Perspektif Prof. Nazarudin Umar di atas - yang menurut Ahmadie Thaha sangat fasih berbicara dimensi historis dan kultural pesantren, dari sudut pandang penulis minimal mengirim dua pesan penting :

Pertama, sebagai "sub kultur" asli bangsa Indonesia pesantren harus "diperlakukan" sebagai "tuan di rumah sendiri". Betapa pun pesantren dipayungi regulasi negara, yakni Undang Undang tentang pesantren, tidak boleh diikat dalam regulasi "formalisme" ketat yang dapat menghilangkan kekayaan akar historis dan kekuatan kultural pesantren .

Kedua, sebagai konsekuensi dari yang pertama pesantren harus disegarkan kembali sebagai "sumber khazanah ilmu ilmu agama", tidak diletakkan dibawah dominasi sumber kekuatan politik kecuali dalam konteks perjuangan politik untuk menjaga pesantren sebagai "sub kultur" pendidikan berwatak "asli" bangsa Indonesia.
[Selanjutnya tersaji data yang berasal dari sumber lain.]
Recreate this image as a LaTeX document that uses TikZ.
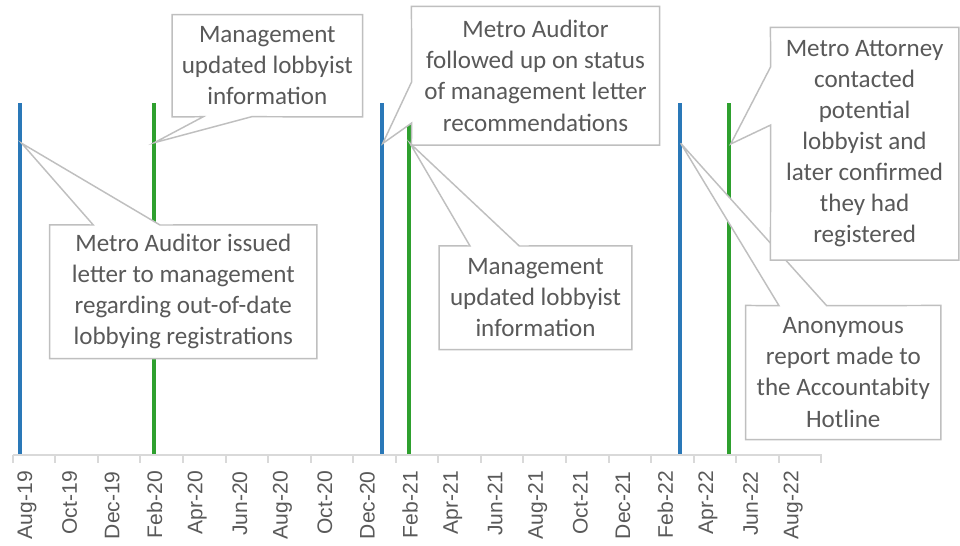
\documentclass[tikz,border=0pt]{standalone}
\usepackage{fontspec}
\setmainfont{Carlito}
\newfontfamily\tickfont{Liberation Sans}
\usepackage{tikz}
\definecolor{barblue}{HTML}{2A78B8}
\definecolor{bargreen}{HTML}{2EA02E}
\definecolor{boxgray}{HTML}{BFBFBF}
\definecolor{axisgray}{HTML}{D9D9D9}
\definecolor{txtgray}{HTML}{595959}
\tikzset{
  bluebar/.style={draw=barblue, line width=3pt},
  greenbar/.style={draw=bargreen, line width=3pt},
  axisline/.style={draw=axisgray, line width=1.5pt},
  notebox/.style={fill=white, text=txtgray, align=center, inner sep=0pt,
    font=\fontsize{18.8}{23.3}\selectfont},
  noteedge/.style={draw=boxgray, line width=1.1pt, line join=miter},
  ticklabel/.style={rotate=90, anchor=east, inner sep=0pt, text=txtgray,
    font=\tickfont\fontsize{15.8}{18}\selectfont}
}

\begin{document}
\begin{tikzpicture}[x=0.75pt,y=-0.75pt]
  \useasboundingbox (0,0) rectangle (960,546);
  % event bars
  \draw[bluebar] (20,103) -- (20,455);     % letter issued
  \draw[greenbar] (154,103) -- (154,455);  % info updated
  \draw[bluebar] (382,103) -- (382,455);   % follow up
  \draw[greenbar] (409,103) -- (409,455);  % info updated
  \draw[bluebar] (680,103) -- (680,455);   % hotline report
  \draw[greenbar] (729,103) -- (729,455);  % attorney contact
  % date axis
  \draw[axisline] (12.7,455) -- (821.7,455);
  \foreach \k in {0,...,19}
    \draw[axisline] (12.7+42.56*\k,455) -- ++(0,8);
  \foreach \m [count=\k from 0] in {Aug-19,Oct-19,Dec-19,Feb-20,Apr-20,Jun-20,Aug-20,Oct-20,Dec-20,Feb-21,Apr-21,Jun-21,Aug-21,Oct-21,Dec-21,Feb-22,Apr-22,Jun-22,Aug-22}
    \node[ticklabel] (lbl\k) at (27+42.56*\k,471) {\m};
  % pointer tips on the bars
  \coordinate (tipB) at (21.7,143.3);
  \coordinate (tipA) at (154.3,142.7);
  \coordinate (tipC) at (382.7,143.5);
  \coordinate (tipD) at (410,143.3);
  \coordinate (tipF) at (680.7,143.3);
  \coordinate (tipE) at (730.7,144);
  % callout: letter issued
  \node[notebox, minimum width=200pt, minimum height=100pt] (issued) at (183.3,291.7)
    {Metro Auditor issued\\letter to management\\regarding out-of-date\\lobbying registrations};
  \fill[white] (93.3,225) -- (tipB) -- (160,225) -- cycle;
  \draw[noteedge] (issued.north west) -- (93.3,225) -- (tipB) -- (160,225) -- (issued.north east)
    -- (issued.south east) -- (issued.south west) -- cycle;
  % callout: first update
  \node[notebox, minimum width=142.5pt, minimum height=76.3pt] (update1) at (267.3,65.8)
    {Management\\updated lobbyist\\information};
  \fill[white] (203.3,116.7) -- (tipA) -- (251.7,116.7) -- cycle;
  \draw[noteedge] (update1.south west) -- (203.3,116.7) -- (tipA) -- (251.7,116.7) -- (update1.south east)
    -- (update1.north east) -- (update1.north west) -- cycle;
  % callout: follow up
  \node[notebox, minimum width=185.7pt, minimum height=103.7pt] (followup) at (535.5,75.8)
    {Metro Auditor\\followed up on status\\of management letter\\recommendations};
  \fill[white] (411.7,81.7) -- (tipC) -- (411.7,123) -- cycle;
  \draw[noteedge] (followup.north west) -- (411.7,81.7) -- (tipC) -- (411.7,123) -- (followup.south west)
    -- (followup.south east) -- (followup.north east) -- cycle;
  % callout: second update
  \node[notebox, minimum width=144.3pt, minimum height=77.5pt] (update2) at (535.5,297.7)
    {Management\\updated lobbyist\\information};
  \fill[white] (470,246) -- (tipD) -- (519.3,246) -- cycle;
  \draw[noteedge] (update2.north west) -- (470,246) -- (tipD) -- (519.3,246) -- (update2.north east)
    -- (update2.south east) -- (update2.south west) -- cycle;
  % callout: hotline
  \node[notebox, minimum width=146pt, minimum height=100.2pt] (hotline) at (843.3,372.5)
    {Anonymous\\report made to\\the Accountabity\\Hotline};
  \fill[white] (779,305.7) -- (tipF) -- (826.7,305.7) -- cycle;
  \draw[noteedge] (hotline.north west) -- (779,305.7) -- (tipF) -- (826.7,305.7) -- (hotline.north east)
    -- (hotline.south east) -- (hotline.south west) -- cycle;
  % callout: attorney
  \node[notebox, minimum width=140.9pt, minimum height=174.2pt] (attorney) at (864.6,143.8)
    {Metro Attorney\\contacted\\potential\\lobbyist and\\later confirmed\\they had\\registered};
  \fill[white] (770.7,66.7) -- (tipE) -- (770.7,125) -- cycle;
  \draw[noteedge] (attorney.north west) -- (770.7,66.7) -- (tipE) -- (770.7,125) -- (attorney.south west)
    -- (attorney.south east) -- (attorney.north east) -- cycle;
\end{tikzpicture}
\end{document}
Selamat harlah NU ke 102, semoga pesantren meskipun "berat" dalam ikhtiarnya menjadi "tuan di rumah sendiri" setidaknya tidak terpinggirkan dalam arus utama strategi pendidikan nasional, tetap menampilkan diri sebagai "sub kultur" dengan "kekhasan" kultural sendiri sebagai lembaga pendidikan "asli" di Indonesia.  

Inilah bagian penting jalan peradaban masa depan bangsa Indonesia di antara spektrum keislaman dan Kemodernan.